On Friday, as the verdict was announced, he sang a Mormon hymn, "He Died. The Great Redeemer Died."

On the night of June 4, 2002, Smart testified at the trial, she awoke with Mitchell standing over her, a knife to her throat. He threatened to kill her family if she did not go with him. He took her from her family's Salt Lake City home into a canyon, where his then-wife, Wanda Barzee, awaited them.

Mitchell took Smart as a "plural wife" and began raping her, telling her it was God's will and preaching a twisted version of Mormon theology. He and Barzee locked a cable around Smart's leg and chained it to a tree. She spent months living in primitive conditions, and was raped multiple times a day.

In March 2003, a biker spotted Mitchell and Barzee walking with a girl in a Salt Lake City suburb. By then Mitchell, who had done odd jobs for Smart's parents in the past, had been identified as a suspect in her disappearance.
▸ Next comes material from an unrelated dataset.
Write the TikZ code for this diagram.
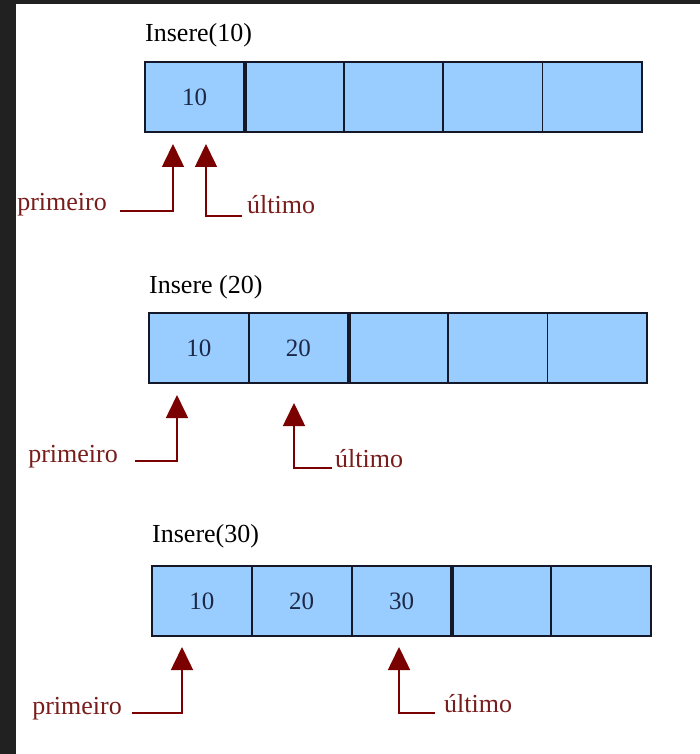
\documentclass[tikz,border=0pt]{standalone}
\usepackage{fontspec}
\setmainfont{Liberation Serif}
\usetikzlibrary{arrows.meta}
\definecolor{cellfill}{RGB}{153,204,255}
\definecolor{cellline}{RGB}{20,24,40}
\definecolor{ptrred}{RGB}{123,0,0}
\definecolor{lblred}{RGB}{120,28,28}
\definecolor{numcol}{RGB}{28,40,70}
\definecolor{framecol}{RGB}{33,33,33}
\begin{document}
\begin{tikzpicture}[x=1pt,y=-1pt,
 cell/.style={draw=cellline,fill=cellfill,line width=1.8pt,minimum width=99.6pt,minimum height=70pt,inner sep=0pt,font=\fontsize{25}{25}\selectfont,text=numcol},
 title/.style={anchor=base west,font=\fontsize{26}{26}\selectfont,text=black,inner sep=0pt},
 lbl/.style={font=\fontsize{26}{26}\selectfont,text=lblred,inner sep=0pt},
 ptr/.style={draw=ptrred,line width=1.6pt,-{Triangle[width=22pt,length=23pt]},color=ptrred},
 endbar/.style={line width=3.2pt,draw=cellline}]
\useasboundingbox (0,0) rectangle (700,754);
\fill[white] (0,0) rectangle (700,754);

% Row 1
\node[title] (t1) at (145,42) {Insere(10)};
\foreach \i/\t in {1/10,2/,3/,4/,5/}
  \node[cell] (r1c\i) at ({145+(\i-0.5)*99.4},97) {\t};
\draw[endbar] (r1c1.north east) -- (r1c1.south east);
\node[lbl,anchor=base east] (p1) at (107,210) {primeiro};
\node[lbl,anchor=base west] (u1) at (247,213) {último};
\coordinate (p1s) at (120,211);
\coordinate (p1t) at (173,144);
\coordinate (u1s) at (242,216);
\coordinate (u1t) at (206,144);
\draw[ptr] (p1s) -| (p1t);
\draw[ptr] (u1s) -| (u1t);

% Row 2
\node[title] (t2) at (149,293) {Insere (20)};
\foreach \i/\t in {1/10,2/20,3/,4/,5/}
  \node[cell] (r2c\i) at ({149+(\i-0.5)*99.6},348) {\t};
\draw[endbar] (r2c2.north east) -- (r2c2.south east);
\node[lbl,anchor=base east] (p2) at (118,462) {primeiro};
\node[lbl,anchor=base west] (u2) at (335,467) {último};
\coordinate (p2s) at (135,461);
\coordinate (p2t) at (177,395);
\coordinate (u2s) at (332,468);
\coordinate (u2t) at (294,403);
\draw[ptr] (p2s) -| (p2t);
\draw[ptr] (u2s) -| (u2t);

% Row 3
\node[title] (t3) at (152,542) {Insere(30)};
\foreach \i/\t in {1/10,2/20,3/30,4/,5/}
  \node[cell] (r3c\i) at ({152+(\i-0.5)*99.8},601) {\t};
\draw[endbar] (r3c3.north east) -- (r3c3.south east);
\node[lbl,anchor=base east] (p3) at (122,714) {primeiro};
\node[lbl,anchor=base west] (u3) at (444,712) {último};
\coordinate (p3s) at (132,713);
\coordinate (p3t) at (182,647);
\coordinate (u3s) at (435,713);
\coordinate (u3t) at (399,647);
\draw[ptr] (p3s) -| (p3t);
\draw[ptr] (u3s) -| (u3t);

% dark frame of the screenshot
\fill[framecol] (0,0) rectangle (700,4);
\fill[framecol] (0,0) rectangle (16,754);
\end{tikzpicture}
\end{document}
Smart testified she was so scared of Mitchell that she initially didn't identify herself to police when they picked her up.

Barzee pleaded guilty and was sentenced to 15 years in prison. Now 65, she testified at Mitchell's trial and called him a "great deceiver."

Smart, who's on a break from a Mormon mission in France, said she hoped other victims of sex crimes and abductions would take heart from the verdict. "We can speak out," she said, "and we will be heard."